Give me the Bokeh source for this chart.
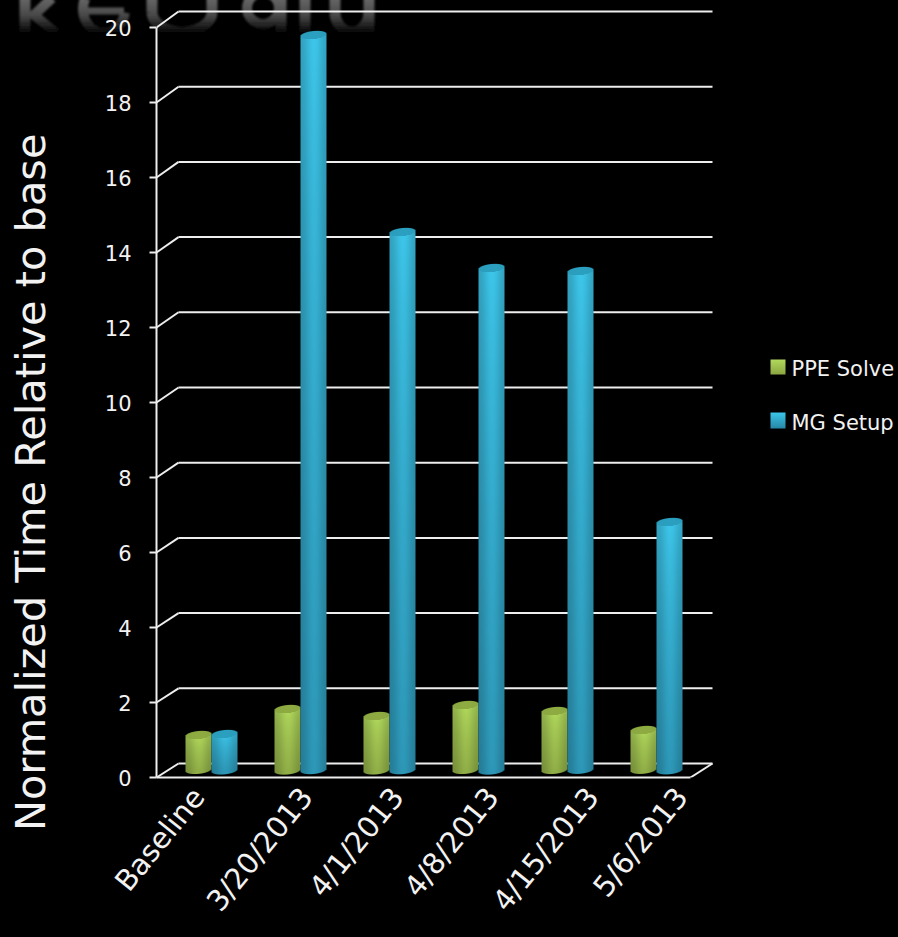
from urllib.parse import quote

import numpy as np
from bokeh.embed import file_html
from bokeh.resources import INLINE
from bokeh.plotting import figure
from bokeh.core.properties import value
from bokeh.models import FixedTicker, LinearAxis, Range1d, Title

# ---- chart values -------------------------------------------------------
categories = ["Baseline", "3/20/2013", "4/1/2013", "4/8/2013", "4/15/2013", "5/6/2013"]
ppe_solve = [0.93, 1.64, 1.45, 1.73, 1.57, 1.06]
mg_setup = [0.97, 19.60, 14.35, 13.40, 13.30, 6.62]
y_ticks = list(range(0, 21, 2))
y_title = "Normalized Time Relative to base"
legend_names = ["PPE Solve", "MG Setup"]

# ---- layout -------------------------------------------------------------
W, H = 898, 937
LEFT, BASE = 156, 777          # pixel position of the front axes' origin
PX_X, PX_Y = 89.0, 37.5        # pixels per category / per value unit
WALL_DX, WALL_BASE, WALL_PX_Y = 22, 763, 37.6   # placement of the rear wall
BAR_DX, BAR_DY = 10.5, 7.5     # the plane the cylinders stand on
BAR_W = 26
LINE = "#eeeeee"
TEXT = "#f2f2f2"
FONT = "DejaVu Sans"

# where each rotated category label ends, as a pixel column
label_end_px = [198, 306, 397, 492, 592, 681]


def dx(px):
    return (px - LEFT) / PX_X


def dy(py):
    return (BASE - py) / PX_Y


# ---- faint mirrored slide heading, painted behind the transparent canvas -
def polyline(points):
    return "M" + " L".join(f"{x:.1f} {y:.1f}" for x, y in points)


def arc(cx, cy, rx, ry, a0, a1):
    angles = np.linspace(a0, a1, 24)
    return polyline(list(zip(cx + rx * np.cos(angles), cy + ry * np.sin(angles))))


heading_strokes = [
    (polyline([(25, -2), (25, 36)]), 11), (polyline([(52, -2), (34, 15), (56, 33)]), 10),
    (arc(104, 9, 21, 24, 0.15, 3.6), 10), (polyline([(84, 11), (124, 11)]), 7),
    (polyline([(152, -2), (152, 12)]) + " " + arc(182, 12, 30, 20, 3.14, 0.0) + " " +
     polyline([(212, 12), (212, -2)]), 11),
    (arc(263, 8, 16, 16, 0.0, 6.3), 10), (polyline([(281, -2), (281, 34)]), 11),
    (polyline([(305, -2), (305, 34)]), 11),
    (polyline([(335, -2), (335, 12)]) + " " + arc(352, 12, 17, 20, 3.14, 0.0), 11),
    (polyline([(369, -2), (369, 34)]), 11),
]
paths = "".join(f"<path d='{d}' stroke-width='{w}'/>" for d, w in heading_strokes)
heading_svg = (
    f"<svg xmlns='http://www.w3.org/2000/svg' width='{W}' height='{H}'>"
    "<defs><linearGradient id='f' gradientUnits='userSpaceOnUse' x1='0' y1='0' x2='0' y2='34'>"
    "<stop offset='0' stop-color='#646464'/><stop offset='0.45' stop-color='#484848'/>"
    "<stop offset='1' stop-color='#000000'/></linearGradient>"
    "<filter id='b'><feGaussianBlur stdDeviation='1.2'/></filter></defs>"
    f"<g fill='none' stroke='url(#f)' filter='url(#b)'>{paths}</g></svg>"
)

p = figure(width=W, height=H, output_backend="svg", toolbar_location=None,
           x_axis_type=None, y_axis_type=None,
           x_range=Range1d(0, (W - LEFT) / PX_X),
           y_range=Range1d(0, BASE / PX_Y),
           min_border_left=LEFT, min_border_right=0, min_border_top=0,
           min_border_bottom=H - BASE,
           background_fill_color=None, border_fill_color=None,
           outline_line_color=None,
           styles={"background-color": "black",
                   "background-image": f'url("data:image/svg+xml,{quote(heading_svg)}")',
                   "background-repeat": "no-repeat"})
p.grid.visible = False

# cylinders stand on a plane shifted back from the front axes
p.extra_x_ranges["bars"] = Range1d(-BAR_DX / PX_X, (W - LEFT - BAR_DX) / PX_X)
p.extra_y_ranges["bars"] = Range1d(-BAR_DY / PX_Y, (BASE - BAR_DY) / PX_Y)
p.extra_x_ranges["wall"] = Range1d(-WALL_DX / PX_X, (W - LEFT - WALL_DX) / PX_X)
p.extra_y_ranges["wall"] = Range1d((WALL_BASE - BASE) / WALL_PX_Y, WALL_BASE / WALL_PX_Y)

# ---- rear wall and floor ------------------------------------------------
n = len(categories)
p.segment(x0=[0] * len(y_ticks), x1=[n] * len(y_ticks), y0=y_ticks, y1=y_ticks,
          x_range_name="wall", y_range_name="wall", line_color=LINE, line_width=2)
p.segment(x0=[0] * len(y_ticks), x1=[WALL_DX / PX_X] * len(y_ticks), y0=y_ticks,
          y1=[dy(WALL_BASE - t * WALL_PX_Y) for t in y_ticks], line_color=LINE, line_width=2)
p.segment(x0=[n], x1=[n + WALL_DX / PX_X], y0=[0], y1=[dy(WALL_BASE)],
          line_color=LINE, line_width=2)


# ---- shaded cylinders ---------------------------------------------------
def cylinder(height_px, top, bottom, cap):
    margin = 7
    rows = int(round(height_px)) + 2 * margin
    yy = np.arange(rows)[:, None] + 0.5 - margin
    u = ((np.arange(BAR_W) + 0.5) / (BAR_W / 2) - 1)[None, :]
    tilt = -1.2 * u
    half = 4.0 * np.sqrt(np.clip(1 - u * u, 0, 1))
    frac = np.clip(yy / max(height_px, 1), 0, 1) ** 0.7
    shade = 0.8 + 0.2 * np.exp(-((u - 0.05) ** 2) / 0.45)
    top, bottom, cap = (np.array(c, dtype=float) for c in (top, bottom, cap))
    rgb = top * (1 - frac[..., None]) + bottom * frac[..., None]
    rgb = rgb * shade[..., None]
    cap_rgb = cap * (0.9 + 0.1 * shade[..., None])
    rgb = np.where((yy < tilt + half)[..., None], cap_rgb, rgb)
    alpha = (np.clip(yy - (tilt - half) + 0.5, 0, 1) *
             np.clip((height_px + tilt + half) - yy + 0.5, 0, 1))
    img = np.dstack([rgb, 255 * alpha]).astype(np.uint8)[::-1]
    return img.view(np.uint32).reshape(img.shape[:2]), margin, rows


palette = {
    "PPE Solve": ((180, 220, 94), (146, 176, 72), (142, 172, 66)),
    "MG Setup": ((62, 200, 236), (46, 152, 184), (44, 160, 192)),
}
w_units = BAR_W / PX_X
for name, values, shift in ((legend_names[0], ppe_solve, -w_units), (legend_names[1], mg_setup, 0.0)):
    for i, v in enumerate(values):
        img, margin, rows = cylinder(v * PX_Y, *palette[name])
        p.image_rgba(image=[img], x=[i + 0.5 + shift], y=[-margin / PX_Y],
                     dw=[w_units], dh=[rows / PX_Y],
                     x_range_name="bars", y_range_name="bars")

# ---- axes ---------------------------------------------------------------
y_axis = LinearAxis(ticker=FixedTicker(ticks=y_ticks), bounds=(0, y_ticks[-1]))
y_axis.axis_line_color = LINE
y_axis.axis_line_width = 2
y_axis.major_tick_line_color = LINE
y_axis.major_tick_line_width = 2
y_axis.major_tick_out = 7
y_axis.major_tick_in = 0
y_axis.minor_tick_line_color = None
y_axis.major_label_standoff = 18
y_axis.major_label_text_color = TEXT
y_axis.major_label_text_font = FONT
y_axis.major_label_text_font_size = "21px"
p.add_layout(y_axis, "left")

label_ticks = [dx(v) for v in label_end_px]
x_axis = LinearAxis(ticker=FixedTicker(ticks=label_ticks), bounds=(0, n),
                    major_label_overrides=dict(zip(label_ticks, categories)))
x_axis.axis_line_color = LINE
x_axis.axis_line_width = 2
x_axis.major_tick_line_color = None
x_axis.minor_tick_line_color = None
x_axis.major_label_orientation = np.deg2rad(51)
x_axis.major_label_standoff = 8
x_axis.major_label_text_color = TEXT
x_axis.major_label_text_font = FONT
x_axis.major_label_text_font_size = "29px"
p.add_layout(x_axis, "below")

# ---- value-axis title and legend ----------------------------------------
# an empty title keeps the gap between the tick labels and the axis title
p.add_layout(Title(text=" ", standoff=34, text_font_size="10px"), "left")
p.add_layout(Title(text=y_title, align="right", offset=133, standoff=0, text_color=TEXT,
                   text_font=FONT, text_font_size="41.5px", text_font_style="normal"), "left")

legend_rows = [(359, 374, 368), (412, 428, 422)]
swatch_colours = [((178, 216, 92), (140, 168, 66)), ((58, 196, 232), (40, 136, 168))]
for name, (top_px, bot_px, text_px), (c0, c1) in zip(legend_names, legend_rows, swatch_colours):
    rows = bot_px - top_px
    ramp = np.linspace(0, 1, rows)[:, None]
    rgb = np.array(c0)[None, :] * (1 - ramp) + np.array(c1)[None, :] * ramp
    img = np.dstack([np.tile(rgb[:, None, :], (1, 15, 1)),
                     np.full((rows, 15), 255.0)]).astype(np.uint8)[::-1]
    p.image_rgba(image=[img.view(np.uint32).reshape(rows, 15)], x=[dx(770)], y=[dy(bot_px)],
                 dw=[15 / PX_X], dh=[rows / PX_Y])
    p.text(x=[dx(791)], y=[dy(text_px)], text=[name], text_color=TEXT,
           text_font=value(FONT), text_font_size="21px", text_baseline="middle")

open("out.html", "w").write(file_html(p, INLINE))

——

> [SET PROBLEM]: The lines from the start of the data through the line that contains "y in points)" are to be returned exactly, please, with both ends included and every picture left out.

> [RESULT OF THE TASK]:
Give me the Bokeh source for this chart.
from urllib.parse import quote

import numpy as np
from bokeh.embed import file_html
from bokeh.resources import INLINE
from bokeh.plotting import figure
from bokeh.core.properties import value
from bokeh.models import FixedTicker, LinearAxis, Range1d, Title

# ---- chart values -------------------------------------------------------
categories = ["Baseline", "3/20/2013", "4/1/2013", "4/8/2013", "4/15/2013", "5/6/2013"]
ppe_solve = [0.93, 1.64, 1.45, 1.73, 1.57, 1.06]
mg_setup = [0.97, 19.60, 14.35, 13.40, 13.30, 6.62]
y_ticks = list(range(0, 21, 2))
y_title = "Normalized Time Relative to base"
legend_names = ["PPE Solve", "MG Setup"]

# ---- layout -------------------------------------------------------------
W, H = 898, 937
LEFT, BASE = 156, 777          # pixel position of the front axes' origin
PX_X, PX_Y = 89.0, 37.5        # pixels per category / per value unit
WALL_DX, WALL_BASE, WALL_PX_Y = 22, 763, 37.6   # placement of the rear wall
BAR_DX, BAR_DY = 10.5, 7.5     # the plane the cylinders stand on
BAR_W = 26
LINE = "#eeeeee"
TEXT = "#f2f2f2"
FONT = "DejaVu Sans"

# where each rotated category label ends, as a pixel column
label_end_px = [198, 306, 397, 492, 592, 681]


def dx(px):
    return (px - LEFT) / PX_X


def dy(py):
    return (BASE - py) / PX_Y


# ---- faint mirrored slide heading, painted behind the transparent canvas -
def polyline(points):
    return "M" + " L".join(f"{x:.1f} {y:.1f}" for x, y in points)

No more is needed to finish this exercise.